Olly is both a showcase of Emotech’s AI technology and represents a critical first step in demonstrating how conversation interfaces can be applied across industry uses.

Dr Liu of Heriot-Watt University said: “AI is an increasingly popular topic but often people are unclear on how it can be used. This project demonstrates how the technology can be applied across different industries.

“For instance, we are currently researching how the research-based, data-driven NLG can be adapted to industrial products such as Olly. It’s great that The Data Lab is facilitating this type of research in Scotland.”

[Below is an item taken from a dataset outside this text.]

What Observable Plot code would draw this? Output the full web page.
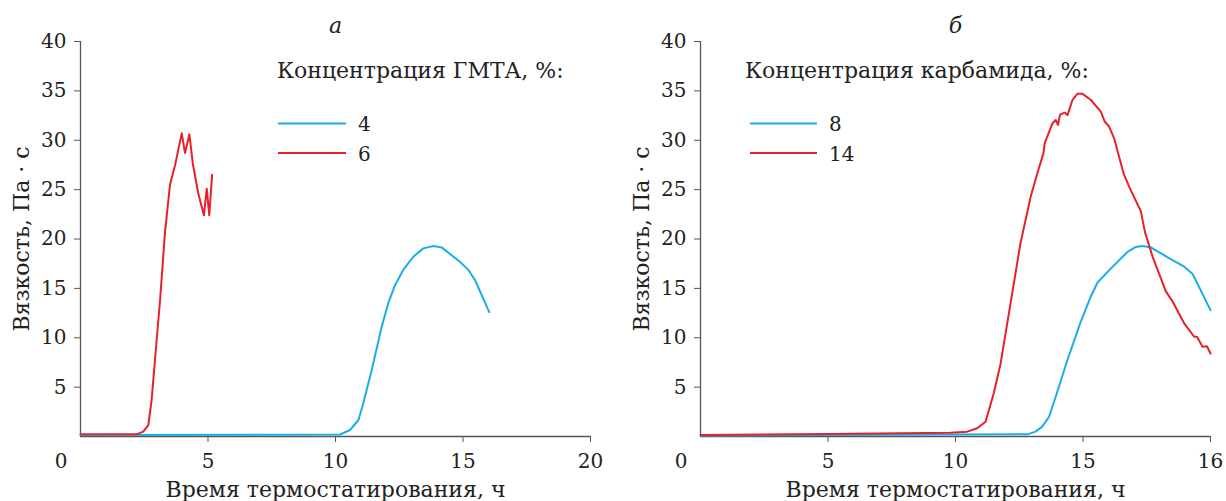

It uses camera sensors that can establish how many users are in a room at any given time. Once Olly is aware of who is present, it then adapts its responses to the user or group.

If a user were to speak, the robot then used automatic speech recognition (ASR) to convert the users’ speech into text utterances. Natural Language Understanding (NLU) follows ASR and is how Olly learns each user’s preferences.

Heriot-Watt University developed Olly’s NLU through open source software, Rasa_NLU, while Emotech collected and compiled real user data to train the NLU component. For example, if a user says “please set my alarm for 6am”, Olly’s NLU component will understand the user’s intention to set an alarm.

Data-driven NLU has a number of notable advantages over rule-based NLU, because the robot in question is capable of learning from real user data and can, therefore, better respond to real situations. This data-driven approach is also easily extended and adapted to new domains.

Next Steps

Upon completion of NLU, Olly has a Dialogue Manager (DM) which enables it to determine what to do, or say, and learns from previous conversations to remember a specific user’s intentions or preferences. Natural Language Generation (NLG) is also a key component in Olly’s processes, however, this is currently template-based according to Emotech.

Finally, Olly uses Text-To-Speech (TTS) to convert the natural language text to speech which the user will hear.


Olly the Robot could become a household name in years to come, providing users across the globe with intuitive, real-time assistance. The product is available from September and will be available on Indiegogo for around £415.